Why Agents? On the Varied Motivations for Agent Computing in the Social Sciences
Posted: January 25th, 2006 | No Comments »Robert Axtell. 2000. Why Agents? On the varied motivations for agent computing in the social sciences.
This paper (mainly focused in social sciences and political economy in particular) argues the existence of three distinct uses of agent-based computational models:
- When numerical realizations are relevant, agents can perform a variant of classical simulation
- When a model is incompletely solved mathematically, then agent-based model can be a useful tool of analysis, a complement to mathematics. It is generally possible to build agent-based computational models in order to gain insight into the functioning of the model.

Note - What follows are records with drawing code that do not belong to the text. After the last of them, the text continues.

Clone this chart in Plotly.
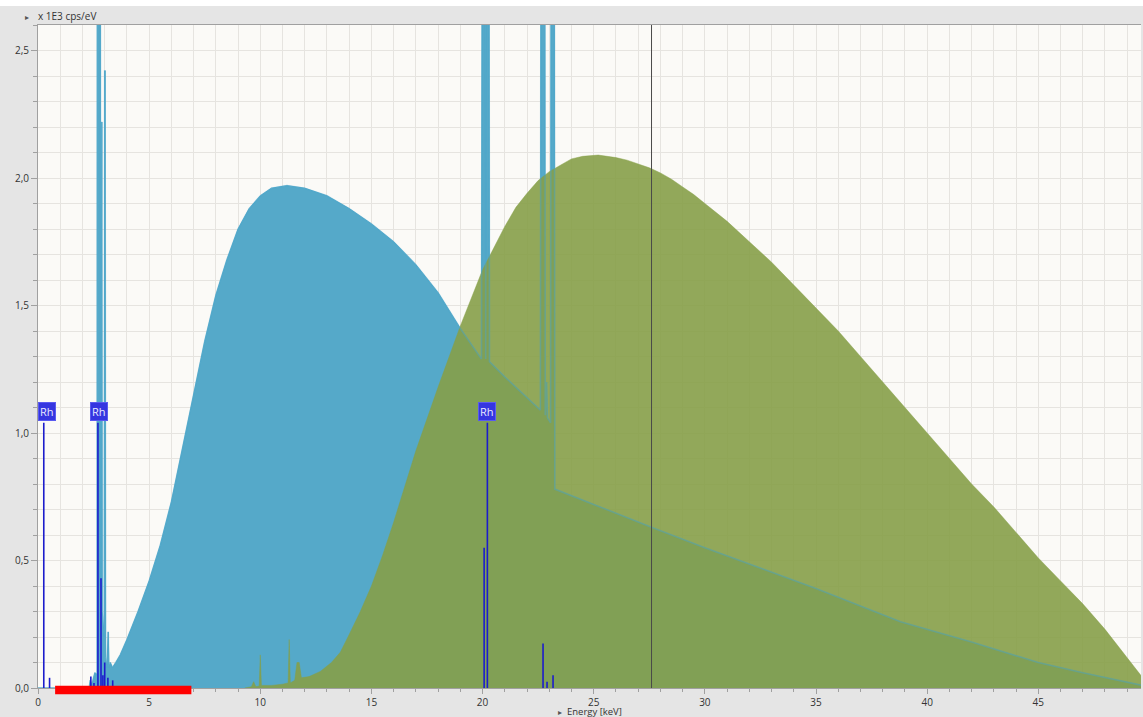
import plotly.graph_objects as go

# ---- data ----
# light-blue spectrum (energy keV, x1E3 cps/eV); values above 2.6 are clipped peaks
blue_e = [0.0, 2.30, 2.35, 2.42, 2.50, 2.56, 2.62, 2.66, 2.67, 2.80, 2.82, 2.84, 2.87, 2.89,
          2.98, 3.00, 3.02, 3.04, 3.10, 3.16, 3.19, 3.25, 3.35, 3.50, 3.70, 4.0, 4.5, 5.0, 5.5,
          6.0, 6.5, 7.0, 7.5, 8.0, 8.5, 9.0, 9.5, 10.0, 10.5, 11.2, 12.0, 13.0, 14.0, 15.0,
          16.0, 17.0, 18.0, 19.0, 19.95, 20.0, 20.11, 20.14, 20.17, 20.28, 20.31, 21.0, 22.0,
          22.6, 22.64, 22.79, 22.82, 22.88, 22.92, 23.06, 23.09, 23.22, 23.25, 24.0, 25.0,
          27.6, 30.0, 35.0, 38.8, 42.0, 45.0, 47.0, 49.7]
blue_v = [0.0, 0.0, 0.03, 0.01, 0.04, 0.06, 0.05, 0.06, 4.0, 4.0, 0.40, 2.22, 2.22, 0.30,
          0.20, 2.42, 2.42, 0.12, 0.08, 0.22, 0.08, 0.10, 0.08, 0.10, 0.13, 0.19, 0.30, 0.42, 0.56,
          0.73, 0.94, 1.16, 1.36, 1.54, 1.68, 1.80, 1.88, 1.93, 1.96, 1.97, 1.96, 1.93, 1.88, 1.82,
          1.75, 1.66, 1.55, 1.41, 1.29, 4.0, 4.0, 1.29, 4.0, 4.0, 1.28, 1.22, 1.14,
          1.09, 4.0, 4.0, 1.07, 1.20, 1.06, 1.04, 4.0, 4.0, 0.78, 0.755, 0.72,
          0.63, 0.55, 0.39, 0.26, 0.18, 0.10, 0.06, 0.01]

# olive spectrum
green_e = [9.3, 9.6, 9.7, 9.8, 9.95, 10.0, 10.05, 10.5, 11.0, 11.25, 11.3, 11.35, 11.55, 11.65,
           11.75, 11.85, 12.2, 12.7, 13.2, 13.6, 14.0, 14.5, 15.0, 15.5, 16.0, 16.5, 17.0, 18.0,
           19.0, 20.0, 21.0, 21.5, 22.0, 22.5, 23.0, 23.5, 24.0, 24.5, 25.2, 26.0, 26.5, 27.0,
           27.5, 28.0, 28.5, 29.0, 29.5, 30.0, 31.0, 32.0, 33.0, 34.0, 35.0, 36.0, 37.0, 38.0,
           39.0, 40.0, 41.0, 42.0, 43.0, 44.0, 45.0, 46.0, 47.0, 48.0, 49.0, 49.7]
green_v = [0.0, 0.005, 0.025, 0.005, 0.008, 0.13, 0.01, 0.01, 0.015, 0.02, 0.19, 0.02, 0.03, 0.10,
           0.10, 0.04, 0.045, 0.065, 0.10, 0.14, 0.21, 0.30, 0.40, 0.52, 0.65, 0.79, 0.93, 1.18,
           1.42, 1.64, 1.81, 1.885, 1.94, 1.99, 2.025, 2.05, 2.075, 2.085, 2.09, 2.08, 2.07, 2.055,
           2.04, 2.02, 1.995, 1.965, 1.935, 1.90, 1.83, 1.75, 1.67, 1.58, 1.49, 1.40, 1.30, 1.20,
           1.10, 1.00, 0.90, 0.80, 0.71, 0.61, 0.51, 0.42, 0.33, 0.23, 0.12, 0.04]

# Rh element marker lines
line_e = [0.26, 0.52, 2.377, 2.519, 2.697, 2.834, 2.92, 3.001, 3.144, 3.36,
          20.07, 20.216, 22.72, 22.90, 23.17]
line_v = [1.04, 0.04, 0.045, 0.02, 1.04, 0.43, 0.05, 0.10, 0.04, 0.03,
          0.55, 1.04, 0.175, 0.025, 0.05]

label_text = ["Rh", "Rh", "Rh"]
label_e = [0.26, 2.697, 20.216]
label_v = [1.04, 1.04, 1.04]

cursor_e = 27.6
roi_e = [0.77, 6.9]

x_ticks = [0, 5, 10, 15, 20, 25, 30, 35, 40, 45]

# ---- figure ----
BLUE = "#55a9c9"
fig = go.Figure()

fig.add_trace(go.Scatter(x=blue_e, y=blue_v, mode="lines", fill="tozeroy",
                         fillcolor=BLUE, line=dict(color=BLUE, width=1),
                         hoverinfo="skip", showlegend=False))
fig.add_trace(go.Scatter(x=green_e, y=green_v, mode="lines", fill="tozeroy",
                         fillcolor="rgba(134,159,72,0.9)",
                         line=dict(color="rgba(134,159,72,0.9)", width=0.5),
                         hoverinfo="skip", showlegend=False))
fig.add_trace(go.Scatter(x=blue_e, y=blue_v, mode="lines",
                         line=dict(color="#4aa6cc", width=1.6),
                         opacity=0.45, hoverinfo="skip", showlegend=False))

lx, ly = [], []
for e, v in zip(line_e, line_v):
    lx += [e, e, None]
    ly += [0, v, None]
fig.add_trace(go.Scatter(x=lx, y=ly, mode="lines",
                         line=dict(color="#1c1ccc", width=1.6),
                         hoverinfo="skip", showlegend=False))

shifts = [3, 1, 0]
for t, e, v, s in zip(label_text, label_e, label_v, shifts):
    fig.add_annotation(x=e, y=v, text=t, showarrow=False, xanchor="center",
                       yanchor="bottom", yshift=2, xshift=s,
                       bgcolor="#3535e0", bordercolor="#5a5af0", borderwidth=1, borderpad=1,
                       font=dict(family="Open Sans", size=11, color="#e8e8ff"))

fig.add_shape(type="line", xref="x", yref="paper", x0=cursor_e, x1=cursor_e, y0=0, y1=1,
              line=dict(color="#4a4a4a", width=1), layer="above")
fig.add_shape(type="rect", xref="x", yref="paper", x0=roi_e[0], x1=roi_e[1],
              y0=-0.0095, y1=0.0035, fillcolor="#ff0000", line=dict(width=0), layer="above")

# white strip at very top of page
fig.add_shape(type="rect", xref="paper", yref="paper", x0=-0.05, x1=1.01,
              y0=1 + 19 / 663, y1=1.05, fillcolor="white", line=dict(width=0), layer="below")

fig.add_annotation(xref="paper", yref="paper", x=0, y=1, xanchor="left", yanchor="bottom",
                   text="x 1E3 cps/eV", showarrow=False, xshift=-2, yshift=0,
                   font=dict(family="Open Sans", size=10, color="#333333"))
fig.add_annotation(xref="paper", yref="paper", x=0, y=1, xanchor="left", yanchor="bottom",
                   text="▸", showarrow=False, xshift=-15, yshift=1,
                   font=dict(family="DejaVu Sans", size=8, color="#555555"))
fig.add_annotation(xref="paper", yref="paper", x=0.5, y=0, xanchor="center", yanchor="top",
                   text="<span style='color:#555;font-size:8px'>▸</span>  Energy [keV]",
                   showarrow=False, yshift=-16, borderpad=0,
                   font=dict(family="Open Sans", size=9.5, color="#333333"))

GRID = "#e6e4e0"
AX = "#a0a0a0"
fig.update_layout(
    width=1143, height=717,
    margin=dict(l=38, r=2, t=25, b=29, autoexpand=False),
    paper_bgcolor="#e5e5e5",
    plot_bgcolor="#fbfaf7",
    separators=",.",
    showlegend=False,
    font=dict(family="Open Sans", size=10, color="#333333"),
    xaxis=dict(range=[0, 49.62], tickvals=x_ticks, ticks="outside", ticklen=5, tickcolor=AX,
               showline=True, linecolor=AX, linewidth=1, mirror=True, automargin=False,
               showgrid=True, gridcolor=GRID, gridwidth=1, zeroline=False,
               minor=dict(dtick=1, ticks="outside", ticklen=3, tickcolor=AX,
                          showgrid=True, gridcolor=GRID),
               tickfont=dict(family="Open Sans", size=10, color="#333333")),
    yaxis=dict(range=[0, 2.6], dtick=0.5, tick0=0, tickformat=".1f", ticks="outside",
               ticklen=6, tickcolor=AX, showline=True, linecolor=AX, linewidth=1,
               automargin=False,
               showgrid=True, gridcolor=GRID, zeroline=False,
               minor=dict(dtick=0.1, ticks="outside", ticklen=4, tickcolor=AX,
                          showgrid=True, gridcolor=GRID),
               tickfont=dict(family="Open Sans", size=10, color="#333333")),
)

fig.write_html("out.html", config={"displayModeBar": False},
               post_script="document.body.style.margin='0px';")
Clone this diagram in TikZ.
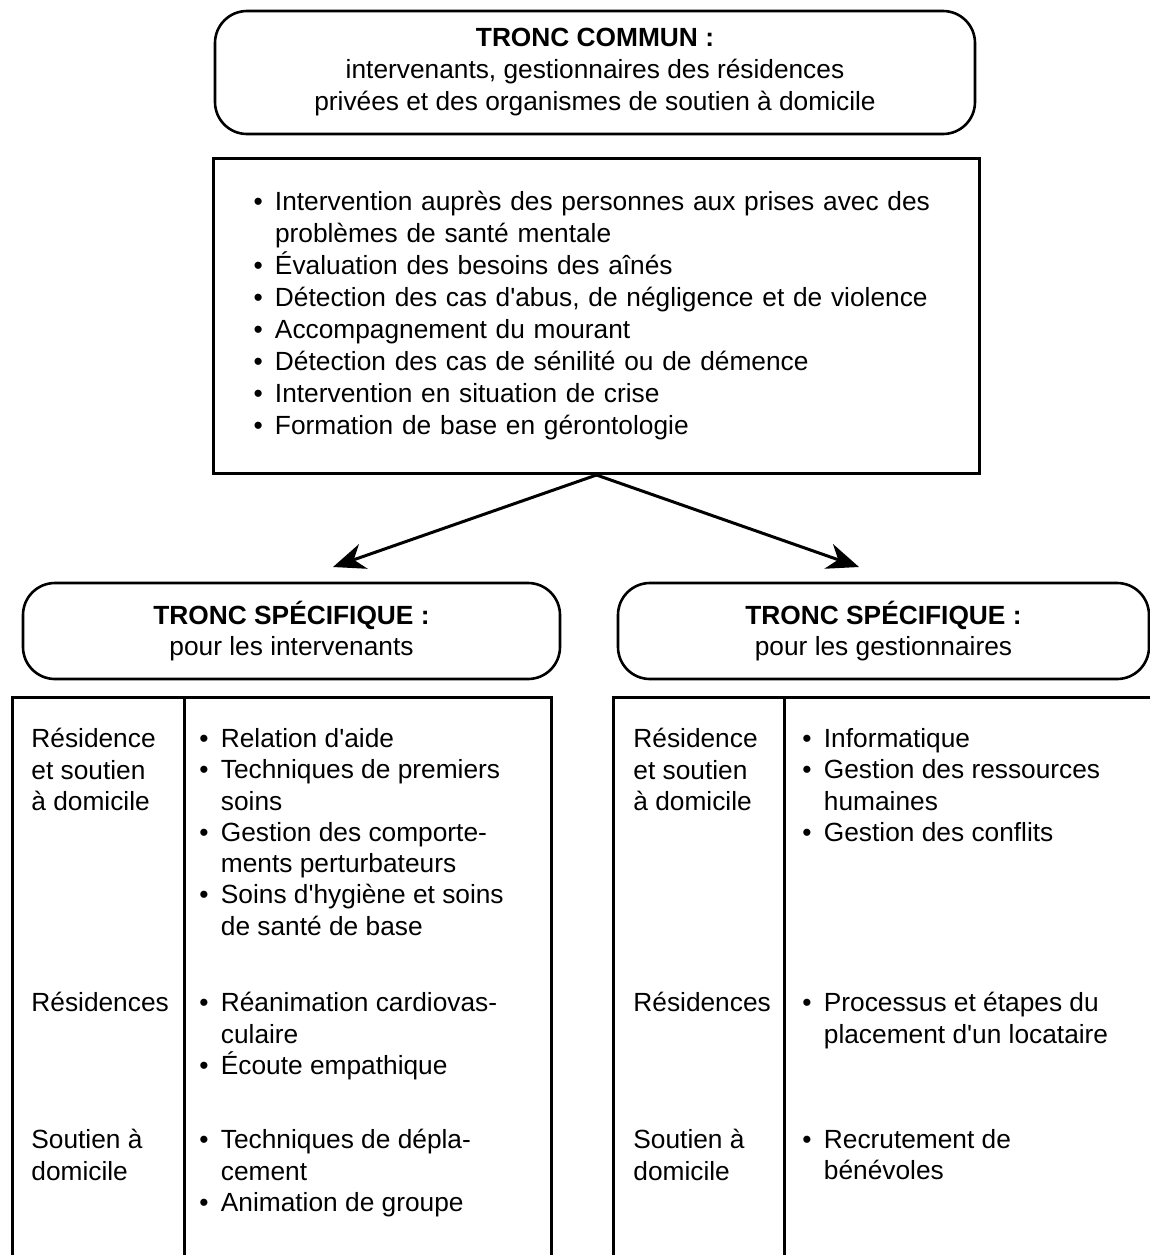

- There are cases in which mathematical models are either apparently intracable or provably insoluble. Agent-based computing is perhaps the only technique available for systematic analysis, a substitute for formal mathematical analysis.
Strengths and Weaknesses
A very common motivation for ABM is dissatisfaction with rational agents. In most social processes either physical space or social network matter. These are difficult to account for mathematically except in hightly stylize ways. However, in ABM, it is usually quite easy to have the agent interactions mediated by space or network or both. Spatial networks are quite naturally represented in agent-based computatinal models. A physical location can be part of an agen’ts internal states. Likewise, its position in a social network can be easily represented internally. In ABM the only way to prove a sufficiency theorem is to go through multiple runs, systematically varying initial conditions or parameters in order to assess the robustness of results.